Yield is the new growth: why disciplined investors are quietly winning a flat market

The capital’s property market has reached the bottom of its current cycle, according to new analysis from London estate agency Chestertons, which says the foundations are now in place for a gradual recovery after several turbulent years.

For more than a decade, Britain’s buy-to-let success stories were written in capital appreciation. Buy almost anywhere, hold for long enough, and the market did the heavy lifting. That era, the latest data makes plain, is over, at least for now.

The picture emerging from Rightmove and the Office for National Statistics is not one of collapse, but of a market quietly losing its growth engine. Asking prices crept up just 0.8 per cent in April to £373,971, yet remain 0.9 per cent lower than a year ago. Inflation, meanwhile, has begun creeping back, with CPI climbing to 3.3 per cent in March from 3 per cent the month before. Taken together, the numbers describe a property market that is neither rising nor falling so much as recalibrating, and one where the rules of the game have unmistakably changed.

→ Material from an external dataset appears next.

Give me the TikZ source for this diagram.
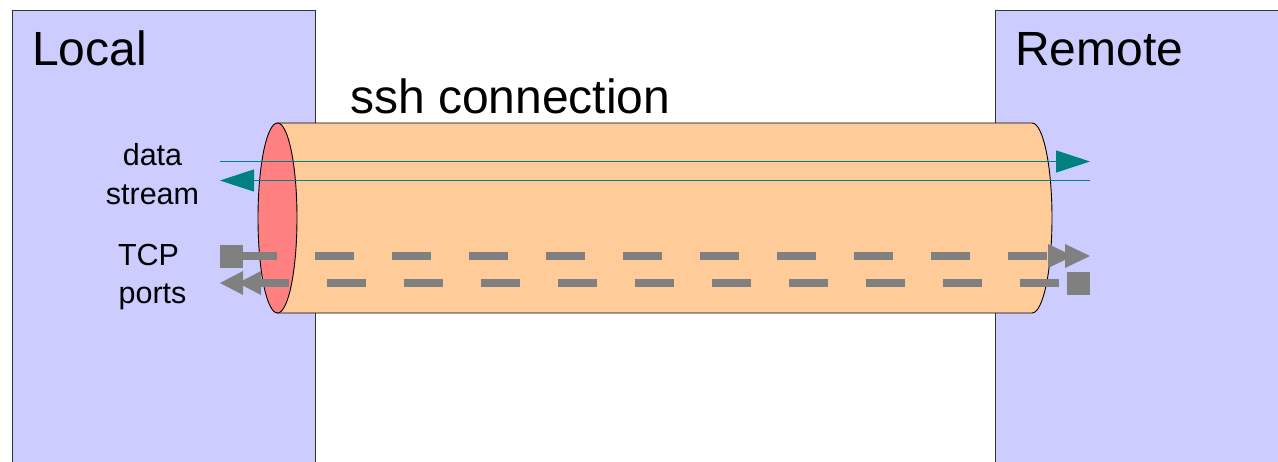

For seasoned investors, that recalibration is no bad thing. The challenge, however, is that returns can no longer be conjured from rising tides. They must be built, deal by deal, on the unglamorous fundamentals of entry price, rental income and long-term durability.
affordability, not appetite, is now the dominant force

What has shifted, more than anything, is the buyer’s calculus. The average two-year fixed mortgage rate now sits at around 5.42 per cent, against roughly 4.25 per cent only a few years ago. Even as some lenders trim fixed rates in response to easing swap pricing, the broader cost of borrowing remains a stubborn brake on activity.

The market data tells the same story in different language. Transaction volumes are surprisingly resilient, down only around 3 per cent year-on-year, but underlying buyer demand has slipped roughly 7 per cent, a tell-tale sign that the pool of credible purchasers has narrowed even where deals are still being done. Where buyers do appear, they arrive better informed, more price-sensitive and far less inclined to chase.

That is precisely the kind of environment in which disciplined investors can prosper. With less competition for stock and more pressure on vendors to be realistic, opportunity exists – but only for those willing to underwrite each acquisition on the numbers in front of them, rather than the numbers they hope will arrive.

For the first time in over a decade, supply is back on the buyer’s side. Rightmove reports homes for sale are at an eleven-year high for this point in the year, up 13 per cent on 2024. In theory, abundance should be a gift to investors. In practice, the picture is more nuanced.

More properties on the market does not equate to more profitable deals. It simply means more to sift through, and more vendors who will need to come down to meet credible bids. The implication for investors is clear: filtering discipline matters more than ever. Rushing to deploy capital because choice has expanded would be a mistake; equally, dismissing the moment as quiet would be to overlook a genuine recalibration of pricing power.

If house price growth has stalled, the rental sector is showing why income-led returns now warrant top billing in any investment thesis. Private rents across the United Kingdom climbed 3.4 per cent in the year to March, with the average monthly rent reaching £1,377. That is comfortably above the rate of capital growth – and a reminder that, in a constrained supply environment, tenant demand remains intense.

The regional gap, however, demands attention. Rental inflation is running at 6.5 per cent in the North East, where yields have long looked attractive on paper, but at a more modest 1.7 per cent in London, where affordability ceilings are clearly being tested. That divergence is no statistical curiosity. It is a roadmap. Investors prepared to move beyond the gravitational pull of the South East are increasingly the ones generating the strongest cash-on-cash returns.

The temptation, in a flat market, is to wait. To assume that lower interest rates, a friendlier inflation print or a Budget giveaway will reignite the sort of capital growth that papered over so many imperfect deals in the past. That temptation should be resisted.

Higher inflation, even if cooling, continues to shape rate expectations. Mortgage pricing remains fluid rather than falling. And while transaction volumes hint at resilience, they are not a sign of recovery so much as of stabilisation. The lesson is straightforward, if uncomfortable: investors can no longer rely on timing the market or piggy-backing on broad-based growth.

What works now is the harder, less heroic discipline of deal quality. Does the property generate income from day one? Is the location underpinned by structural demand drivers, employment, transport, regeneration, rather than sentiment? Are the assumptions on rent, voids and finance costs realistic in the world as it is, not as we might wish it to be?

Britain’s housing market in 2026 is best described as stable, but selective. Stock is plentiful, prices are holding, demand exists, but the easy money has gone. For investors who already understand that returns are made at the point of purchase, that is not a market to fear. It is, quietly, one of the more rational entry points in years.